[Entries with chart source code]
>>>
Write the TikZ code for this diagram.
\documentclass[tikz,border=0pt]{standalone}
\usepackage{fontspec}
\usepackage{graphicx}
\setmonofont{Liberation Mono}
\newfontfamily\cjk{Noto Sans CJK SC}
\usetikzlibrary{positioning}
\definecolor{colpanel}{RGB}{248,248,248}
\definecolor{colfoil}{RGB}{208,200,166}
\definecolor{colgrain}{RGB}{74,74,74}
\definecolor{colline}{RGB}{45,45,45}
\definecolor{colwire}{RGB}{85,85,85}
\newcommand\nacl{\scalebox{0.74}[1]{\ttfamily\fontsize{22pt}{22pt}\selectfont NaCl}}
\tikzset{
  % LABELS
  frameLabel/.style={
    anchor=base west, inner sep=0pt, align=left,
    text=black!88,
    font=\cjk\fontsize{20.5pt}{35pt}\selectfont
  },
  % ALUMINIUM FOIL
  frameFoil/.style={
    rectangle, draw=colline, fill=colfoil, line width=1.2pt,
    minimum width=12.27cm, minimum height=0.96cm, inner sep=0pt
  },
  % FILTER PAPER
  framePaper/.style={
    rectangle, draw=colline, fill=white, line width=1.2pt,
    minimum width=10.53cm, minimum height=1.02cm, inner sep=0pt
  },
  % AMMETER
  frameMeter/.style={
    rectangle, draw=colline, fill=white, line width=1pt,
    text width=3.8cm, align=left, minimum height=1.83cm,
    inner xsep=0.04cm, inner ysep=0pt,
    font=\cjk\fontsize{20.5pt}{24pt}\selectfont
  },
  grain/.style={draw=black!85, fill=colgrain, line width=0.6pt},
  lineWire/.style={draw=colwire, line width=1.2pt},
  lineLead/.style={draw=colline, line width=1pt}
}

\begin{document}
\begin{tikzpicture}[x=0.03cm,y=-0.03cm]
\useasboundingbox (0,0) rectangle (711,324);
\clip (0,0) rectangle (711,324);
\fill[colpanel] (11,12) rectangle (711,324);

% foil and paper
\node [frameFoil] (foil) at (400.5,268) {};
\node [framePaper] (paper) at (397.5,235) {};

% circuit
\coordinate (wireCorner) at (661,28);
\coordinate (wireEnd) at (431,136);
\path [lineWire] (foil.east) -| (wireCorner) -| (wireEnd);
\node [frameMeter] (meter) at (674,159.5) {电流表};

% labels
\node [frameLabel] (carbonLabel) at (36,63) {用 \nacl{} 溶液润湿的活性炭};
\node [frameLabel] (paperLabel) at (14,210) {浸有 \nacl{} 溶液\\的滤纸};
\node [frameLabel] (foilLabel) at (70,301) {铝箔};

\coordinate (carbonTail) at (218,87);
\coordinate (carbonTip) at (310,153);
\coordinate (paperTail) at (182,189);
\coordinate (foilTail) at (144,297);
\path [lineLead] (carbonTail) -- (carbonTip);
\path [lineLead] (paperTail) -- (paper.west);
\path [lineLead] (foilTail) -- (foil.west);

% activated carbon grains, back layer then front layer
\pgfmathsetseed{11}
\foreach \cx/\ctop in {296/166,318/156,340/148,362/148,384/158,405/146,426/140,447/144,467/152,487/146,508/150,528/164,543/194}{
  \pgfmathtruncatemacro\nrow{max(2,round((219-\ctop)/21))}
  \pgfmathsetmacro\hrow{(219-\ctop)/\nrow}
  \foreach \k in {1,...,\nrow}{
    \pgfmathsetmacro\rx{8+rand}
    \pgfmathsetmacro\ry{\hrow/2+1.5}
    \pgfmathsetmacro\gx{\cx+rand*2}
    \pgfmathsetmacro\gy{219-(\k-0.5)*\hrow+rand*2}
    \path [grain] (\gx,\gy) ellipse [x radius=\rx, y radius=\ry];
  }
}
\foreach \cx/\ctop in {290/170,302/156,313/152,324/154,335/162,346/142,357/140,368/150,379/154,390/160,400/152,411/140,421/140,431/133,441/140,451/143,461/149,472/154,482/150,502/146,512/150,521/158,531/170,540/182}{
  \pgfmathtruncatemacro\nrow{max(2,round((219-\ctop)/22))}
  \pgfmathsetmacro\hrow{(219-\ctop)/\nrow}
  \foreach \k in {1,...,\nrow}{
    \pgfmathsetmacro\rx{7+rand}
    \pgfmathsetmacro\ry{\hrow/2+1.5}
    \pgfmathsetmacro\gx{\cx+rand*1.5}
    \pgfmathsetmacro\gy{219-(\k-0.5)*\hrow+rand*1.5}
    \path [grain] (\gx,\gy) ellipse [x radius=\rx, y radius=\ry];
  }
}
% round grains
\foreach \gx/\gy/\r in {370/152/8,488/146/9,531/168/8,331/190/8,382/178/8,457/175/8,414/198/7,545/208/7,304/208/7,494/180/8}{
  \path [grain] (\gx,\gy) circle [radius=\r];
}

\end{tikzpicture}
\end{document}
<<<
>>>
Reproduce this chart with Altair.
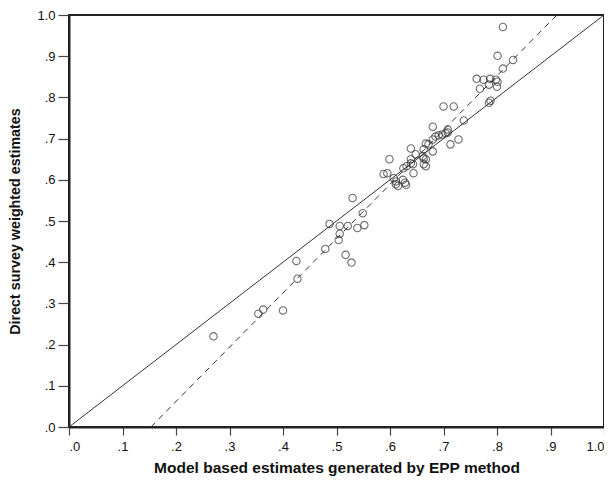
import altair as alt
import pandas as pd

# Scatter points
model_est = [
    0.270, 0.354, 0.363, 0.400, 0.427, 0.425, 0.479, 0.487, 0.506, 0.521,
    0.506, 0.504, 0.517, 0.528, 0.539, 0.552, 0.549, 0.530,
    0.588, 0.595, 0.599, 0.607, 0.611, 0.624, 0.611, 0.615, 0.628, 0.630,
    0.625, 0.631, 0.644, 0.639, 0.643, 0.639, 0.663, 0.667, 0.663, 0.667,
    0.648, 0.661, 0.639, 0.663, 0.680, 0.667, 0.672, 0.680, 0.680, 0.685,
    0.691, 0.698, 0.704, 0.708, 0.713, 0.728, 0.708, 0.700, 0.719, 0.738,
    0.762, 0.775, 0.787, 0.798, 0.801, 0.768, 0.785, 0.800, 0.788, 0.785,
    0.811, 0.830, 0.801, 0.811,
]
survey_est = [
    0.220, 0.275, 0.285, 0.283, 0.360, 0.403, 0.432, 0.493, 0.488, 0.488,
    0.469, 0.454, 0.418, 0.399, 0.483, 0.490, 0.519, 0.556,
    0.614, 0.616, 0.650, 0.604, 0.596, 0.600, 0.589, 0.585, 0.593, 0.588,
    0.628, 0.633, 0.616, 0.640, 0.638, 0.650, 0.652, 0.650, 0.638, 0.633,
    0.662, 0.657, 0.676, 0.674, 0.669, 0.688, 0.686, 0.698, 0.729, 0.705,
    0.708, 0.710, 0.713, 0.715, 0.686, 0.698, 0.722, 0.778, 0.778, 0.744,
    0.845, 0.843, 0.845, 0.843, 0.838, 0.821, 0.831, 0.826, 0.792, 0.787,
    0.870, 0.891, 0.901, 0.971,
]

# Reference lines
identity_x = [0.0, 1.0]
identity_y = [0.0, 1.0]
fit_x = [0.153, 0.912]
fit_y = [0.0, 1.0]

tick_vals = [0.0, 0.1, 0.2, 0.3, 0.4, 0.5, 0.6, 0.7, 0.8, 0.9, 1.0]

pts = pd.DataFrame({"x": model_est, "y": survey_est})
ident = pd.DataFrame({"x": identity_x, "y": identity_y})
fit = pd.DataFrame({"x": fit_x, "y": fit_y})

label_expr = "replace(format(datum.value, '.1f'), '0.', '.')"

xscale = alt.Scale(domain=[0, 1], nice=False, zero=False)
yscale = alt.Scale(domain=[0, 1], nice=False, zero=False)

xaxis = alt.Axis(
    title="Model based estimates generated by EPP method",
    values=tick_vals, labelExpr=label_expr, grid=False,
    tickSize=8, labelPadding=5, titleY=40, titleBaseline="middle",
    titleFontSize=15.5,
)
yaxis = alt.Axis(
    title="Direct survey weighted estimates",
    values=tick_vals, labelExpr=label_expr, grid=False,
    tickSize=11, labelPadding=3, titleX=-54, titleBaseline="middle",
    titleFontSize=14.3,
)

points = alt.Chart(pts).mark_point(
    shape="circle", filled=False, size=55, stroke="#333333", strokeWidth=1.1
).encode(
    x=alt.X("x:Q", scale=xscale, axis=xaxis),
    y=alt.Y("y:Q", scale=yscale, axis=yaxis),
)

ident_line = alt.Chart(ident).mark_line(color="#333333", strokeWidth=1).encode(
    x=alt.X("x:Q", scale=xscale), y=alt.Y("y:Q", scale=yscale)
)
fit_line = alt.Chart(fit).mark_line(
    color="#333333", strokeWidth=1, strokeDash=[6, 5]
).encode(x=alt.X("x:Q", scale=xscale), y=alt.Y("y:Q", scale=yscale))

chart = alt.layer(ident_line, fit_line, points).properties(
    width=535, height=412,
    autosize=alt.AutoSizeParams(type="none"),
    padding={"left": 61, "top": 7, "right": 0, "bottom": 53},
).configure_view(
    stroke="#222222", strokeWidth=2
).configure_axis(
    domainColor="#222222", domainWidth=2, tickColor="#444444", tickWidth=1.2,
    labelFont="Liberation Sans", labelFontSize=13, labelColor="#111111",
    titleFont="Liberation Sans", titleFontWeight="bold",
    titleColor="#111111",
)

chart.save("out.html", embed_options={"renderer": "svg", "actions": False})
<<<
To do |
Extract exactly, and only, the lines from the one with "Reproduce this chart with Altair." to the one with "fit_y = [0.0, 1.0]", both ends counted. Leave the images behind.

The answer |
Reproduce this chart with Altair.
import altair as alt
import pandas as pd

# Scatter points
model_est = [
    0.270, 0.354, 0.363, 0.400, 0.427, 0.425, 0.479, 0.487, 0.506, 0.521,
    0.506, 0.504, 0.517, 0.528, 0.539, 0.552, 0.549, 0.530,
    0.588, 0.595, 0.599, 0.607, 0.611, 0.624, 0.611, 0.615, 0.628, 0.630,
    0.625, 0.631, 0.644, 0.639, 0.643, 0.639, 0.663, 0.667, 0.663, 0.667,
    0.648, 0.661, 0.639, 0.663, 0.680, 0.667, 0.672, 0.680, 0.680, 0.685,
    0.691, 0.698, 0.704, 0.708, 0.713, 0.728, 0.708, 0.700, 0.719, 0.738,
    0.762, 0.775, 0.787, 0.798, 0.801, 0.768, 0.785, 0.800, 0.788, 0.785,
    0.811, 0.830, 0.801, 0.811,
]
survey_est = [
    0.220, 0.275, 0.285, 0.283, 0.360, 0.403, 0.432, 0.493, 0.488, 0.488,
    0.469, 0.454, 0.418, 0.399, 0.483, 0.490, 0.519, 0.556,
    0.614, 0.616, 0.650, 0.604, 0.596, 0.600, 0.589, 0.585, 0.593, 0.588,
    0.628, 0.633, 0.616, 0.640, 0.638, 0.650, 0.652, 0.650, 0.638, 0.633,
    0.662, 0.657, 0.676, 0.674, 0.669, 0.688, 0.686, 0.698, 0.729, 0.705,
    0.708, 0.710, 0.713, 0.715, 0.686, 0.698, 0.722, 0.778, 0.778, 0.744,
    0.845, 0.843, 0.845, 0.843, 0.838, 0.821, 0.831, 0.826, 0.792, 0.787,
    0.870, 0.891, 0.901, 0.971,
]

# Reference lines
identity_x = [0.0, 1.0]
identity_y = [0.0, 1.0]
fit_x = [0.153, 0.912]
fit_y = [0.0, 1.0]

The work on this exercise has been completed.